| What this task involves |
Copy out, exactly and without additions, the lines from the one that contains "Emit a Python" to the one that contains "import plotly.graph_objects as go", both ends included.

| Information given |
-------------------------

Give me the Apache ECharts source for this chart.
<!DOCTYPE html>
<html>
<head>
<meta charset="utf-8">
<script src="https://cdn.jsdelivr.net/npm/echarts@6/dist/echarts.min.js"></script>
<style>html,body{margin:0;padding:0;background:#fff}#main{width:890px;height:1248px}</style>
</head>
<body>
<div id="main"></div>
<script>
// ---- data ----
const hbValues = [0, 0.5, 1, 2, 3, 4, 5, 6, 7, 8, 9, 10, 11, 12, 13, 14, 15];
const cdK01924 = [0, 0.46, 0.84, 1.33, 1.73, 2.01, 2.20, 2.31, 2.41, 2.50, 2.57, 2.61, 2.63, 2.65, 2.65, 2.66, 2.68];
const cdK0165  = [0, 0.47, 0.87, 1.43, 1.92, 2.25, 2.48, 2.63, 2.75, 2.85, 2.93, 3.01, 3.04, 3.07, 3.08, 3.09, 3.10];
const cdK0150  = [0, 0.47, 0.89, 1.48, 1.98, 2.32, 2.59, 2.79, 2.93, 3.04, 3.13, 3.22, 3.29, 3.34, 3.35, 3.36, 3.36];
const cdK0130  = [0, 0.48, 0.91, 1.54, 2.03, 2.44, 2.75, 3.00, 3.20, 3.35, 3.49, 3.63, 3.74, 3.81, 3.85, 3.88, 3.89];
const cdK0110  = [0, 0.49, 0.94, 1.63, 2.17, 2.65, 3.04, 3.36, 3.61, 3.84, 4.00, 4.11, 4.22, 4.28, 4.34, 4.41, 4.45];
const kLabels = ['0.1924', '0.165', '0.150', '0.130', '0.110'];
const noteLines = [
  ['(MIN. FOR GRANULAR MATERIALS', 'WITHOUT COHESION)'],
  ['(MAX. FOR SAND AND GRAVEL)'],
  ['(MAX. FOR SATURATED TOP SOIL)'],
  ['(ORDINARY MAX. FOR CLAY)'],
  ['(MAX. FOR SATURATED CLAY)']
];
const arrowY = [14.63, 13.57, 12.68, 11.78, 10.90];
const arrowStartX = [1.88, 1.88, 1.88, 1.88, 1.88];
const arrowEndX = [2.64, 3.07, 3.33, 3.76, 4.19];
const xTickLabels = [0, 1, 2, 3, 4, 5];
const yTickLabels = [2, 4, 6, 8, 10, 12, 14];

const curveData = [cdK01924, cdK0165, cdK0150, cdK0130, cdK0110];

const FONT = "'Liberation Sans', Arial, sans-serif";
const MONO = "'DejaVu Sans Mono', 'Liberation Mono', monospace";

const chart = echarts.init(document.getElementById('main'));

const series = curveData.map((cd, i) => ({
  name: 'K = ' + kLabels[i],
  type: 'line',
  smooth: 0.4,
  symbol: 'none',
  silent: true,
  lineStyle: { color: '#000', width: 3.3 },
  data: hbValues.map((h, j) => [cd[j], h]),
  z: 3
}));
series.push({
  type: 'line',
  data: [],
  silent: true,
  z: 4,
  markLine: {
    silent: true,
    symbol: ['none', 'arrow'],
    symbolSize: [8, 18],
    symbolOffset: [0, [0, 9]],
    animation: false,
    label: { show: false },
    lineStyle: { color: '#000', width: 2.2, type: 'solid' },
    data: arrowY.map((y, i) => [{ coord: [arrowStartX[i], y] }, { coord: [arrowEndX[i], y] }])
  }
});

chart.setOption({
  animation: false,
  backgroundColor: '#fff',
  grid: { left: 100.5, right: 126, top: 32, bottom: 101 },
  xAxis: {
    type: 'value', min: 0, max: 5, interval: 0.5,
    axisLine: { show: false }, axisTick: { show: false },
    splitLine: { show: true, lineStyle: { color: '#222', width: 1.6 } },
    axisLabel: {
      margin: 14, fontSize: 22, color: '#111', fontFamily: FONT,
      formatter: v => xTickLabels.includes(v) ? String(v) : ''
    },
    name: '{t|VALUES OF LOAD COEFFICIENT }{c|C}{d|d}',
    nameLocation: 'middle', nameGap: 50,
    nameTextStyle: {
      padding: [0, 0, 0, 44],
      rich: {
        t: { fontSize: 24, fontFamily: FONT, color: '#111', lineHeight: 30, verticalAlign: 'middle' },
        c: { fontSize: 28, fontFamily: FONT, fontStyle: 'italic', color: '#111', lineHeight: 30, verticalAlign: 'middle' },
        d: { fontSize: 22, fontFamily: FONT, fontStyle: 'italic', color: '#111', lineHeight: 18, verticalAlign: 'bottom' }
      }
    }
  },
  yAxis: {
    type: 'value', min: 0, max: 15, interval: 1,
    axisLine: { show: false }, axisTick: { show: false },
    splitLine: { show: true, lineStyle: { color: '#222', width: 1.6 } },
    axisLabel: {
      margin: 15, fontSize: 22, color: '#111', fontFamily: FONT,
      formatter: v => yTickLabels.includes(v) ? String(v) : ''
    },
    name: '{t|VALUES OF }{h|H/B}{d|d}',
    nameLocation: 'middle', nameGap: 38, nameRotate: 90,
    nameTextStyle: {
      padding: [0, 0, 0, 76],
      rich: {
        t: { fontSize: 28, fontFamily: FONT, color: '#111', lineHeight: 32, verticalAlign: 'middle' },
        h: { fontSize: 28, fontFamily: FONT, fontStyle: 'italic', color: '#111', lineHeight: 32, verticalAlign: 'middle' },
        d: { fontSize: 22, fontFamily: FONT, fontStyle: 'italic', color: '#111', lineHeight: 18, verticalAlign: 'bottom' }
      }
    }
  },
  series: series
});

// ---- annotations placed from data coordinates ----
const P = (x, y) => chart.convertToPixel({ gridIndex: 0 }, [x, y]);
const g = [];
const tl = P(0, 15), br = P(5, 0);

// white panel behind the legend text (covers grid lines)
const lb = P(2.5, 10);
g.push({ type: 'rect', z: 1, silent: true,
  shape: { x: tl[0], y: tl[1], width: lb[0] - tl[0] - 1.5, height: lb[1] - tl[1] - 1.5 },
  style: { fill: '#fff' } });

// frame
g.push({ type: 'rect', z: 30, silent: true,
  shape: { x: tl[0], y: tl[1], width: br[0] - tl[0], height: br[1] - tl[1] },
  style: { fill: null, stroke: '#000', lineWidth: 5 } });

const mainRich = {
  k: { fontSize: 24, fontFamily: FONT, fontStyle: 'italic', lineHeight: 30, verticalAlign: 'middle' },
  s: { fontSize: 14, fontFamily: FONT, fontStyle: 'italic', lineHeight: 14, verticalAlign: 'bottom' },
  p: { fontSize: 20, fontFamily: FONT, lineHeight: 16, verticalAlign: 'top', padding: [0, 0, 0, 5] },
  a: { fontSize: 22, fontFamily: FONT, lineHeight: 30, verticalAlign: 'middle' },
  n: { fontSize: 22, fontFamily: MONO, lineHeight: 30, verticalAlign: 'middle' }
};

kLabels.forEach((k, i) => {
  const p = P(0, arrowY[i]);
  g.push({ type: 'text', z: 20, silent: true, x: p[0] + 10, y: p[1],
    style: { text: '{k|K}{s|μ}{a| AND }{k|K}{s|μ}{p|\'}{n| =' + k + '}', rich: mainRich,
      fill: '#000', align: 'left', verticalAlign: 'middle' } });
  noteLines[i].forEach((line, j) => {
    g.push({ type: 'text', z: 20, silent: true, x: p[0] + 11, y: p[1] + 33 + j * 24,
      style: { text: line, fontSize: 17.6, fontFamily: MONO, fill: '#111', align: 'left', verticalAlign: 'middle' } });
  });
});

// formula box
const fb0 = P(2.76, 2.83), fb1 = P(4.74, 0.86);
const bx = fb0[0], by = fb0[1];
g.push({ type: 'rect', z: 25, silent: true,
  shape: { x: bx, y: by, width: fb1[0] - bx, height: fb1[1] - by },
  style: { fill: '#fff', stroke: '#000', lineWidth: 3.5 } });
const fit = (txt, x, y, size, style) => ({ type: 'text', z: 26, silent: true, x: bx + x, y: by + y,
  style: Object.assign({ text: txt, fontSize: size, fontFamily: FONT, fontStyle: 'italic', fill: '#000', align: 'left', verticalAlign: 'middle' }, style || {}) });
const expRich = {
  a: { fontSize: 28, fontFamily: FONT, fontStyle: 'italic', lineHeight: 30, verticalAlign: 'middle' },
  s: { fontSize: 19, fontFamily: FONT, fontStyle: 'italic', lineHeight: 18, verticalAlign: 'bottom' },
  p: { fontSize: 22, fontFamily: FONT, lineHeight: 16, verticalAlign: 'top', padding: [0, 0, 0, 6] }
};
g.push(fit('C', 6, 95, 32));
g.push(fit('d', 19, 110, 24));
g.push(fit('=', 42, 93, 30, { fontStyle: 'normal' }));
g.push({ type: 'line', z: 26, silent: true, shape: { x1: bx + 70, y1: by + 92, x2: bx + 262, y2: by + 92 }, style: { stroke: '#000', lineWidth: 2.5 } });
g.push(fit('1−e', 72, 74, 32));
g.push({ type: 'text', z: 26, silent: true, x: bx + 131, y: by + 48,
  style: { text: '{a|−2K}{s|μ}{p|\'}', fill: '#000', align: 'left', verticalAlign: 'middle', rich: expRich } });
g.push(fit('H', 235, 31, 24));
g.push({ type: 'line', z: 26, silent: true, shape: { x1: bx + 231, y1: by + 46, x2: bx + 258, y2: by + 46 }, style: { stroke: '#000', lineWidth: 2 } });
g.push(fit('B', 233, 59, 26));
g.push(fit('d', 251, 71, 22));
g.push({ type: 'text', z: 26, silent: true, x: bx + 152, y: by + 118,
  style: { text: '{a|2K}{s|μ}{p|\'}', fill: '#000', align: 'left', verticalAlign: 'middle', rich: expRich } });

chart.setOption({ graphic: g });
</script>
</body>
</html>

-------------------------

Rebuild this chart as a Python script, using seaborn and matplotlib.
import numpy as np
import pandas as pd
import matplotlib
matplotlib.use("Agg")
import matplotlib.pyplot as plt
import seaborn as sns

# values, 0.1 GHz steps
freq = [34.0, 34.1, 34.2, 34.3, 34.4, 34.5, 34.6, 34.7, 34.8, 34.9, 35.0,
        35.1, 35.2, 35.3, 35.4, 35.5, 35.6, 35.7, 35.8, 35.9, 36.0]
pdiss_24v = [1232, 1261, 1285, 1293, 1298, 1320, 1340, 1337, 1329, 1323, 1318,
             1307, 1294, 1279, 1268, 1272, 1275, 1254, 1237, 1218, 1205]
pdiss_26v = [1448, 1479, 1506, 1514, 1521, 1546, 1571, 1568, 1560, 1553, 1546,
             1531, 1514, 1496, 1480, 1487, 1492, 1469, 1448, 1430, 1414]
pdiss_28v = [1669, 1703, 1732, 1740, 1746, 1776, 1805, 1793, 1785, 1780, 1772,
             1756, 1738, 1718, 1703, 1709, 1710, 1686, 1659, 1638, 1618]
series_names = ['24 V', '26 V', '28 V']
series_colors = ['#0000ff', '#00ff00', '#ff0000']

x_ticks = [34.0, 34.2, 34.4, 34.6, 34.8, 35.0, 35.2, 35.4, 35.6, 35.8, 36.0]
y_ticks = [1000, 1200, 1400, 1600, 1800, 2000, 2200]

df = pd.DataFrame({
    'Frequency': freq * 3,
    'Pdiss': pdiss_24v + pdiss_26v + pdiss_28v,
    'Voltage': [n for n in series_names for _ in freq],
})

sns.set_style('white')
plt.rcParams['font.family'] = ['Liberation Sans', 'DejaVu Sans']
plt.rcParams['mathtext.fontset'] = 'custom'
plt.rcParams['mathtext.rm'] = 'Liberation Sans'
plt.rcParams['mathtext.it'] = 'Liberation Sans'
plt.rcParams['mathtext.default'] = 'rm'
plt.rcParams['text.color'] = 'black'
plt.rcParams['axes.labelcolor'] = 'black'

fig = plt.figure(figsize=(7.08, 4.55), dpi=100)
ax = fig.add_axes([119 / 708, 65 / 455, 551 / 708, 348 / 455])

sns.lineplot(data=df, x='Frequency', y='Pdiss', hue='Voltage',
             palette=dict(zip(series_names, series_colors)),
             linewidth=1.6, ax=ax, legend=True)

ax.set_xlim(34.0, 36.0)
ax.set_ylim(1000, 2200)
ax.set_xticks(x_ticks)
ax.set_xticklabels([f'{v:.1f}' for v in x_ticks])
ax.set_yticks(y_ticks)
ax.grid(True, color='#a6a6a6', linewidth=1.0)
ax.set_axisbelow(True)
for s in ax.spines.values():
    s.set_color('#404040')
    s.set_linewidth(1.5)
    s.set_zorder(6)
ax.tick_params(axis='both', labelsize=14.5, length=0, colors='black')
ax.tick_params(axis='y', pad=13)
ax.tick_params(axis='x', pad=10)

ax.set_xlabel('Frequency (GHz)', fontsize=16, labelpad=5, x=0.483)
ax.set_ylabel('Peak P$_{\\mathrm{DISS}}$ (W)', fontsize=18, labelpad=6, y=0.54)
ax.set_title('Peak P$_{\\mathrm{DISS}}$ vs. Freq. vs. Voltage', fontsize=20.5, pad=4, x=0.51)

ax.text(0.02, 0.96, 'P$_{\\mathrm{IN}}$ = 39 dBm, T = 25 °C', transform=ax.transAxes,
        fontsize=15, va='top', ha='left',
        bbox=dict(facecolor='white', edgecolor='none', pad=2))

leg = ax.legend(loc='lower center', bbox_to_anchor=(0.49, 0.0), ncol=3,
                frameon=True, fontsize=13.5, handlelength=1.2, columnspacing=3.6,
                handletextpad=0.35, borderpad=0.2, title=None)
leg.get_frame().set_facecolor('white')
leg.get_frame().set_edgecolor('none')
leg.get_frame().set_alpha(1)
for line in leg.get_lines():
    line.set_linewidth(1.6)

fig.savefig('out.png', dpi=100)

-------------------------

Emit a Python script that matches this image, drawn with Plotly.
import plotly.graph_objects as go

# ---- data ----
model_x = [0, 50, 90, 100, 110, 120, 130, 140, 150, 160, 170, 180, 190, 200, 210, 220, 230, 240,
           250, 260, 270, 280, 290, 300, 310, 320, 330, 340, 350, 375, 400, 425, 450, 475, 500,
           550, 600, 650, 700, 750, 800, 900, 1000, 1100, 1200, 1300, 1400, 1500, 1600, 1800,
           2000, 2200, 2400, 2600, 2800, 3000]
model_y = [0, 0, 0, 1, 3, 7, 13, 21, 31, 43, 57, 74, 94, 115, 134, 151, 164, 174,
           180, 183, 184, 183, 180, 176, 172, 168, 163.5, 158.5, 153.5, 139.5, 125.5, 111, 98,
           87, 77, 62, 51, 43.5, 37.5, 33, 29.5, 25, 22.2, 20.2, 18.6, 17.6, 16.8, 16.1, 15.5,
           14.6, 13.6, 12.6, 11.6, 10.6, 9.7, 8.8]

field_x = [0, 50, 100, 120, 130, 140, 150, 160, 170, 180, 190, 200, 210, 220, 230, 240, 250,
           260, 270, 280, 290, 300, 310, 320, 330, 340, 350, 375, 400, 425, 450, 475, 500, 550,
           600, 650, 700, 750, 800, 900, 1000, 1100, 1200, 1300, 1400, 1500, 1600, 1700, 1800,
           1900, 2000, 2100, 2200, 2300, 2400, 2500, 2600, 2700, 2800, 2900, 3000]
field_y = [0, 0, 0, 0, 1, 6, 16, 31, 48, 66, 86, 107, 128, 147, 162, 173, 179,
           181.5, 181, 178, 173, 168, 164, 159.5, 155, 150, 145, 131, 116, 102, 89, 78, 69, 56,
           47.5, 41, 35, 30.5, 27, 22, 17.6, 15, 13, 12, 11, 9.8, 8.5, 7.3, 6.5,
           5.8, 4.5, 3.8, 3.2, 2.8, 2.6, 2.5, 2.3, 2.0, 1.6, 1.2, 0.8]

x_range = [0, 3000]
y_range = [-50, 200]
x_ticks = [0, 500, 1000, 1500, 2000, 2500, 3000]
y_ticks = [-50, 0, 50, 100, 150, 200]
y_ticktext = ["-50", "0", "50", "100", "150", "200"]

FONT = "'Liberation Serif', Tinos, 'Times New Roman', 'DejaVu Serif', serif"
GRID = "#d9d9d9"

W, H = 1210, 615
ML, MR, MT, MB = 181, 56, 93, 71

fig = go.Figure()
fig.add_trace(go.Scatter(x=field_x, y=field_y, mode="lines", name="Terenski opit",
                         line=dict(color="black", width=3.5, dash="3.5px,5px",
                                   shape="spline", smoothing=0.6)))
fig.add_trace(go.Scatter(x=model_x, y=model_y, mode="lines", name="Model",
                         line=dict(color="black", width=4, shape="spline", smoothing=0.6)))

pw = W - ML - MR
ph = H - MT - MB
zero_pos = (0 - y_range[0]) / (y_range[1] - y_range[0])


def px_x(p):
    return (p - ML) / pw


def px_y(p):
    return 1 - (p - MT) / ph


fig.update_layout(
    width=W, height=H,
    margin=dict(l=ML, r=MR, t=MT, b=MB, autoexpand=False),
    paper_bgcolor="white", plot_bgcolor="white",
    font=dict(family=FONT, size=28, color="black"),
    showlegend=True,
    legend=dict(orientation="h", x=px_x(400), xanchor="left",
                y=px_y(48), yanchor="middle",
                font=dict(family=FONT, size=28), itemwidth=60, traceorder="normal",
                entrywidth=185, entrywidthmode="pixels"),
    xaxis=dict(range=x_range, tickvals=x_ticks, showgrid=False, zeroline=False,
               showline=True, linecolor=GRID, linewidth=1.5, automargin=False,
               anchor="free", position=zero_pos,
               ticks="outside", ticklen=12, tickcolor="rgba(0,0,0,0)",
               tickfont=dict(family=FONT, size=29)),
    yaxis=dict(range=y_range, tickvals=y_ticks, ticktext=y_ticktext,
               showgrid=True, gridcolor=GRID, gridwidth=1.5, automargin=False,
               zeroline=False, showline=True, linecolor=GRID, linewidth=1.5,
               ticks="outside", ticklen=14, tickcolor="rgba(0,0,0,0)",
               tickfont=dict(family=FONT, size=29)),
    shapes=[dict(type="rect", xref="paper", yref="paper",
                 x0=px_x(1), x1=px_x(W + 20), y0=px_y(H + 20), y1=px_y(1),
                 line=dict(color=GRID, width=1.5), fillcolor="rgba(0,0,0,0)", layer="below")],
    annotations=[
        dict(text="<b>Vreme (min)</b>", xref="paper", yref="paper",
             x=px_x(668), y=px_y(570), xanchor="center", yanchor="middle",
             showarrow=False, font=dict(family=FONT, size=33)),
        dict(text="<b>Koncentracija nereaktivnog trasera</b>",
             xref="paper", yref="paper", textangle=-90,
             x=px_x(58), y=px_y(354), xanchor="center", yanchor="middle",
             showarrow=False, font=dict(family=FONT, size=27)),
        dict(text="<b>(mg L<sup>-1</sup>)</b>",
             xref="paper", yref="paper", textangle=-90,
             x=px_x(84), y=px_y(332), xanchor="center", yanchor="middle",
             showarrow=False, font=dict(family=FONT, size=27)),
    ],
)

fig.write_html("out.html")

-------------------------

| Written answer |
Emit a Python script that matches this image, drawn with Plotly.
import plotly.graph_objects as go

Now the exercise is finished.